It was in so many respects a bittersweet night Jan. 31 when LSU hosted Alabama for what is always a huge Southeastern Conference gymnastics meet.

It was alumni night as well, with more than 60 former LSU women’s and men’s gymnasts in attendance (yes, LSU once had men’s gymnastics before the program was disbanded in 1984).

Two alums in particular from last year’s team, All-Americans Sarah Finnegan and McKenna Kelley, had the 12,000-plus LSU gymnastics fans in the Pete Maravich Assembly Center pining a bit for the recent good old days. Especially after the Tigers lost to Alabama 196.775-196.425.

The loss dropped LSU to 3-2 overall and 2-2 in the SEC as the Tigers step out of conference Saturday for a 1:30 p.m. CT meet with host Oregon State and Arizona State in Corvallis, Oregon. The meet will be streamed live on Oregon State’s athletic website,

The Alabama loss, coming a week after a loss at Florida, by no means signals the meaningful end to LSU’s season, though it does probably mean the Tigers’ hopes of an SEC regular-season championship are over with only three conference meets remaining.

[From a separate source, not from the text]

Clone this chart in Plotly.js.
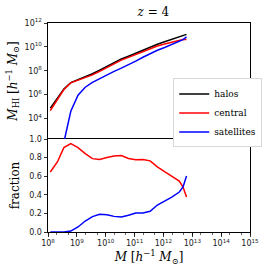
<!DOCTYPE html>
<html>
<head>
<meta charset="utf-8">
<script src="https://cdn.plot.ly/plotly-3.0.1.min.js"></script>
<style>html,body{margin:0;padding:0;background:#fff;}#chart{width:274px;height:271px;}</style>
</head>
<body>
<div id="chart"></div>
<script>
// log10 of halo mass M [h^-1 Msun]
const logMass = [8.08, 8.33, 8.55, 8.79, 9.04, 9.29, 9.54, 9.79, 10.04, 10.29, 10.54, 10.79, 11.04, 11.29, 11.54, 11.79, 12.04, 12.29, 12.55, 12.68, 12.8];
// log10 of M_HI [h^-1 Msun]
const logHIHalos = [4.87, 5.72, 6.47, 7.0, 7.25, 7.47, 7.75, 8.05, 8.38, 8.7, 8.98, 9.22, 9.47, 9.73, 10.0, 10.22, 10.43, 10.62, 10.83, 10.93, 11.05];
const logHICentral = [4.67, 5.55, 6.43, 6.98, 7.21, 7.4, 7.65, 7.94, 8.28, 8.61, 8.89, 9.12, 9.36, 9.62, 9.88, 10.07, 10.24, 10.4, 10.57, 10.61, 10.62];
const logHISatellites = [null, null, 2.0, 4.6, 5.95, 6.62, 7.02, 7.34, 7.65, 7.95, 8.22, 8.5, 8.8, 9.13, 9.43, 9.72, 9.95, 10.2, 10.45, 10.6, 10.83];
// fraction of HI
const fracCentral = [0.645, 0.756, 0.907, 0.95, 0.907, 0.842, 0.789, 0.78, 0.80, 0.818, 0.822, 0.79, 0.776, 0.78, 0.765, 0.70, 0.648, 0.60, 0.548, 0.484, 0.376];
const fracSatellites = [0, 0, 0, 0.01, 0.054, 0.118, 0.165, 0.19, 0.185, 0.168, 0.162, 0.18, 0.204, 0.205, 0.222, 0.29, 0.33, 0.375, 0.43, 0.484, 0.602];
const seriesNames = ['halos', 'central', 'satellites'];
const seriesColors = ['#000000', '#ff0000', '#0000ff'];
const xTickVals = [8, 9, 10, 11, 12, 13, 14, 15];
const yTopTickVals = [4, 6, 8, 10, 12];

const pw = v => v === null ? null : Math.pow(10, v);
const mass = logMass.map(pw);

const serif = 'DejaVu Serif, Liberation Serif, serif';
const sans = 'DejaVu Sans, sans-serif';

const topSeries = [logHIHalos, logHICentral, logHISatellites];
const traces = [];
topSeries.forEach((arr, i) => {
  traces.push({x: mass, y: arr.map(pw), type: 'scatter', mode: 'lines', name: seriesNames[i],
    line: {color: seriesColors[i], width: 1.5}, xaxis: 'x2', yaxis: 'y2', connectgaps: false});
});
traces.push({x: mass, y: fracCentral, type: 'scatter', mode: 'lines', name: 'central',
  line: {color: seriesColors[1], width: 1.5}, xaxis: 'x', yaxis: 'y', showlegend: false});
traces.push({x: mass, y: fracSatellites, type: 'scatter', mode: 'lines', name: 'satellites',
  line: {color: seriesColors[2], width: 1.5}, xaxis: 'x', yaxis: 'y', showlegend: false});

const split = 93 / 209;
const axCommon = {showline: true, linecolor: '#000', linewidth: 1, mirror: true, showgrid: false, zeroline: false,
  ticks: 'outside', ticklen: 3.5, tickwidth: 0.8, tickcolor: '#000', tickfont: {family: sans, size: 8, color: '#222'}};

const layout = {
  width: 274, height: 271,
  margin: {l: 48, r: 15, t: 23, b: 39},
  paper_bgcolor: '#fff', plot_bgcolor: '#fff',
  title: {text: '<i>z</i> = 4', font: {family: serif, size: 12, color: '#000'}, x: 0.56, xanchor: 'center', y: 0.955, yanchor: 'middle'},
  showlegend: true,
  legend: {x: 0.62, y: 0.735, xanchor: 'left', yanchor: 'top', bgcolor: '#fff', bordercolor: '#d8d8d8', borderwidth: 1,
    font: {family: serif, size: 9, color: '#000'}, itemwidth: 30, tracegroupgap: 0},
  xaxis: Object.assign({}, axCommon, {type: 'log', range: [8, 15], domain: [0, 1], anchor: 'y',
    tickvals: xTickVals.map(pw),
    ticktext: xTickVals.map(v => '10<sup>' + v + '</sup>'),
    minor: {ticks: 'outside', ticklen: 2, tickwidth: 0.6, tickcolor: '#000', showgrid: false},
    title: {text: '<i>M</i> [<i>h</i><sup>−1</sup> <i>M</i><sub>⊙</sub>]', font: {family: serif, size: 12, color: '#000'}, standoff: 4}}),
  yaxis: Object.assign({}, axCommon, {range: [0, 1], domain: [0, split], anchor: 'x',
    tickvals: [0, 0.2, 0.4, 0.6, 0.8, 1.0], ticktext: ['0.0', '0.2', '0.4', '0.6', '0.8', '1.0'],
    title: {text: 'fraction', font: {family: serif, size: 12, color: '#000'}, standoff: 6}}),
  xaxis2: Object.assign({}, axCommon, {type: 'log', range: [8, 15], domain: [0, 1], anchor: 'y2', matches: 'x',
    side: 'top', mirror: false, showticklabels: false, ticks: ''}),
  yaxis2: Object.assign({}, axCommon, {type: 'log', range: [2.28, 12], domain: [split, 1], anchor: 'x2',
    tickvals: yTopTickVals.map(pw), ticktext: yTopTickVals.map(v => '10<sup>' + v + '</sup>'),
    title: {text: '<i>M</i><sub>HI</sub> [<i>h</i><sup>−1</sup> <i>M</i><sub>⊙</sub>]', font: {family: serif, size: 12, color: '#000'}, standoff: 4}})
};

Plotly.newPlot('chart', traces, layout, {staticPlot: true, displayModeBar: false});
</script>
</body>
</html>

Not a surprising, nor unpredictable, development. The growth this LSU team required, especially after the loss of seniors like Finnegan, Kelley and Lexie Priessman from last season’s NCAA runner-up, was always going to be a long-term project. Couple that with recent injuries to senior all-arounder Kennedi Edney (she was limited to two events against Bama) and junior Sarah Edwards (probably out a couple more weeks with an ankle injury she suffered Jan. 24 at Florida) and LSU has turned into quite a vulnerable team at this point.

Vulnerable, though not down and out.

LSU is still ranked No. 9 through five meets with a season average of 196.645, not really that far back of its No. 5 ranking after five meets in 2019 with an average of 197.015. The 2020 Tigers have posted more lower scores but also have a better season high at this point, a 197.775 at Florida compared to a 197.450 in 2019 at Alabama in Week 4.

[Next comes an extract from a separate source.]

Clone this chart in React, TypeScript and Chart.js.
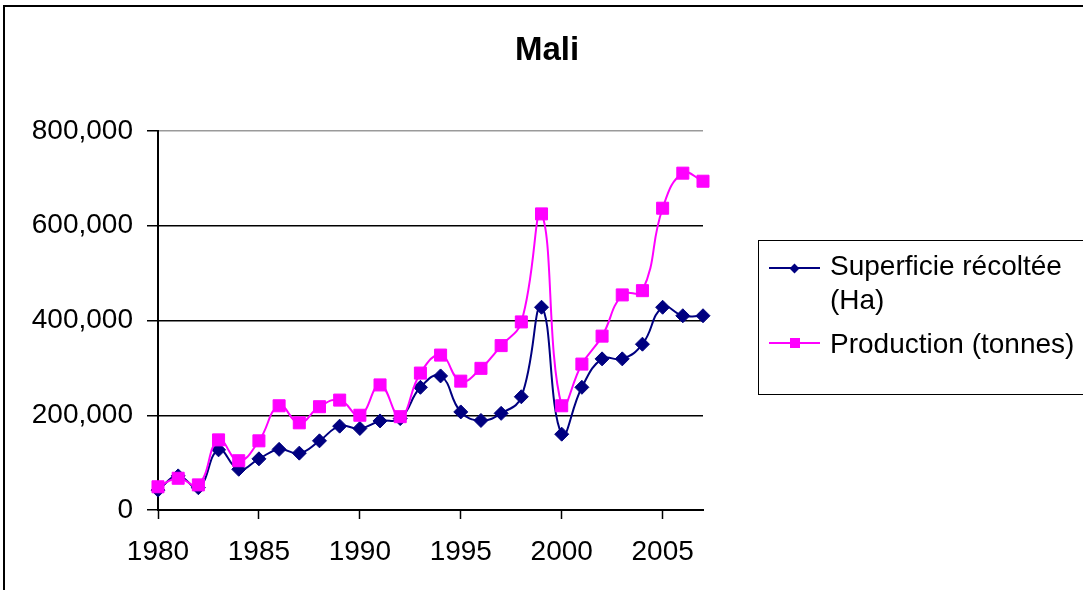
import React, { useEffect, useRef } from 'react';
import { Chart, registerables } from 'chart.js';

Chart.register(...registerables);

const years = [
  1980, 1981, 1982, 1983, 1984, 1985, 1986, 1987, 1988, 1989,
  1990, 1991, 1992, 1993, 1994, 1995, 1996, 1997, 1998, 1999,
  2000, 2001, 2002, 2003, 2004, 2005, 2006, 2007,
];

const superficie = [
  42000, 72000, 47000, 127000, 86000, 108000, 128000, 120000, 146000, 177000,
  172000, 188000, 193000, 259000, 283000, 207000, 189000, 204000, 239000, 428000,
  160000, 259000, 319000, 319000, 350000, 428000, 410000, 410000,
];

const production = [
  49000, 67000, 53000, 148000, 104000, 146000, 220000, 184000, 218000, 232000,
  200000, 264000, 197000, 289000, 327000, 272000, 299000, 347000, 397000, 625000,
  220000, 308000, 367000, 454000, 463000, 637000, 711000, 694000,
];

const yTickValues = [0, 200000, 400000, 600000, 800000];
const xTickValues = [1980, 1985, 1990, 1995, 2000, 2005];

const titleText = 'Mali';
const seriesNames = ['Superficie récoltée (Ha)', 'Production (tonnes)'];

const FONT = "'Liberation Sans', Arial, Helvetica, sans-serif";
const NAVY = '#000080';
const MAGENTA = '#FF00FF';

export default function App() {
  const ref = useRef<HTMLCanvasElement | null>(null);

  useEffect(() => {
    if (!ref.current) return;
    const chart = new Chart(ref.current, {
      type: 'line',
      data: {
        datasets: [
          {
            label: seriesNames[0],
            data: years.map((yr, i) => ({ x: yr, y: superficie[i] })),
            borderColor: NAVY,
            backgroundColor: NAVY,
            pointBackgroundColor: NAVY,
            pointBorderColor: NAVY,
            pointStyle: 'rectRot',
            pointRadius: 7,
            pointBorderWidth: 1,
            borderWidth: 2,
            tension: 0.45,
            clip: false,
            order: 1,
          },
          {
            label: seriesNames[1],
            data: years.map((yr, i) => ({ x: yr, y: production[i] })),
            borderColor: MAGENTA,
            backgroundColor: MAGENTA,
            pointBackgroundColor: MAGENTA,
            pointBorderColor: MAGENTA,
            pointStyle: 'rect',
            pointRadius: 8.5,
            pointBorderWidth: 1,
            borderWidth: 2,
            tension: 0.45,
            clip: false,
            order: 0,
          },
        ],
      },
      options: {
        animation: false,
        responsive: false,
        maintainAspectRatio: false,
        events: [],
        layout: { padding: { left: 8, right: 380, top: 131, bottom: 20 } },
        plugins: {
          legend: { display: false },
          tooltip: { enabled: false },
          title: { display: false },
        },
        scales: {
          x: {
            type: 'linear',
            min: 1980,
            max: 2007,
            afterBuildTicks: (s: any) => {
              s.ticks = xTickValues.map((v) => ({ value: v }));
            },
            afterFit: (s: any) => {
              s.height = 60;
            },
            ticks: {
              callback: (v: any) => String(v),
              color: '#000',
              font: { family: FONT, size: 28 },
              padding: 16,
              maxRotation: 0,
              autoSkip: false,
            },
            grid: {
              drawOnChartArea: false,
              tickLength: 9,
              tickColor: '#000',
              tickWidth: 1.5,
            },
            border: { color: '#000', width: 2 },
          },
          y: {
            min: 0,
            max: 800000,
            afterBuildTicks: (s: any) => {
              s.ticks = yTickValues.map((v) => ({ value: v }));
            },
            afterFit: (s: any) => {
              s.width = 150;
            },
            ticks: {
              callback: (v: any) => Number(v).toLocaleString('en-US'),
              color: '#000',
              font: { family: FONT, size: 28 },
              padding: 14,
            },
            grid: {
              color: (ctx: any) => (ctx.tick && ctx.tick.value === 800000 ? '#9a9a9a' : '#000'),
              lineWidth: 1.5,
              tickLength: 11,
              tickColor: '#000',
              tickWidth: 1.5,
            },
            border: { color: '#000', width: 2 },
          },
        },
      },
    } as any);
    return () => chart.destroy();
  }, []);

  const textStyle: React.CSSProperties = {
    position: 'absolute',
    fontFamily: FONT,
    fontSize: 28,
    lineHeight: '34px',
    color: '#000',
    whiteSpace: 'nowrap',
  };

  return (
    <div
      style={{
        position: 'fixed',
        left: 0,
        top: 0,
        width: 1083,
        height: 590,
        background: '#fff',
        overflow: 'hidden',
      }}
    >
      <div
        style={{
          position: 'absolute',
          left: 3,
          top: 5,
          width: 1200,
          height: 800,
          borderLeft: '2px solid #000',
          borderTop: '2px solid #000',
        }}
      />
      <canvas ref={ref} width={1083} height={590} style={{ position: 'absolute', left: 0, top: 0, display: 'block' }} />
      <div
        style={{
          position: 'absolute',
          left: 347,
          width: 400,
          top: 32,
          textAlign: 'center',
          fontFamily: FONT,
          fontWeight: 'bold',
          fontSize: 33,
          lineHeight: '33px',
          color: '#000',
        }}
      >
        {titleText}
      </div>
      <div
        style={{
          position: 'absolute',
          left: 758,
          top: 240,
          width: 400,
          height: 155,
          boxSizing: 'border-box',
          border: '1.5px solid #000',
        }}
      />
      {/* legend item 1 */}
      <div style={{ position: 'absolute', left: 769, top: 267, width: 51, height: 2, background: NAVY }} />
      <div
        style={{
          position: 'absolute',
          left: 794.5 - 3.5,
          top: 268 - 3.5,
          width: 7,
          height: 7,
          background: NAVY,
          transform: 'rotate(45deg)',
        }}
      />
      <div style={{ ...textStyle, left: 830, top: 249 }}>
        Superficie récoltée
        <br />
        (Ha)
      </div>
      {/* legend item 2 */}
      <div style={{ position: 'absolute', left: 769, top: 342, width: 51, height: 2, background: MAGENTA }} />
      <div
        style={{
          position: 'absolute',
          left: 794.5 - 5,
          top: 343 - 5,
          width: 10,
          height: 10,
          background: MAGENTA,
        }}
      />
      <div style={{ ...textStyle, left: 830, top: 327 }}>{seriesNames[1]}</div>
    </div>
  );
}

The issue for LSU, and the thing that Finnegan provided the Tigers so capably in 2019, is consistency. A stable string of plus-9.90 scores that LSU could always build on. This year’s seniors, Edney and Ruby Harrold, often have posted great scores but had tough times following them up. Harrold had a 9.95 on vault at Florida, then LSU had to throw out her 9.225 when she fell on vault against Bama. And Edney, who had four 9.90 scores or higher at Florida, is still probably a week or two away from competing on more than beam and floor after suffering a practice elbow injury before the Alabama meet.

LSU’s best gymnast and rising star has been freshman Kiya Johnson. She’s the nation’s fifth-ranked all-arounder and is No. 2 on vault and floor. But she’s had her wobbles on bars and beam at times, ranked 68th and 106th in those events, respectively, despite a perfect 10 on beam at Florida.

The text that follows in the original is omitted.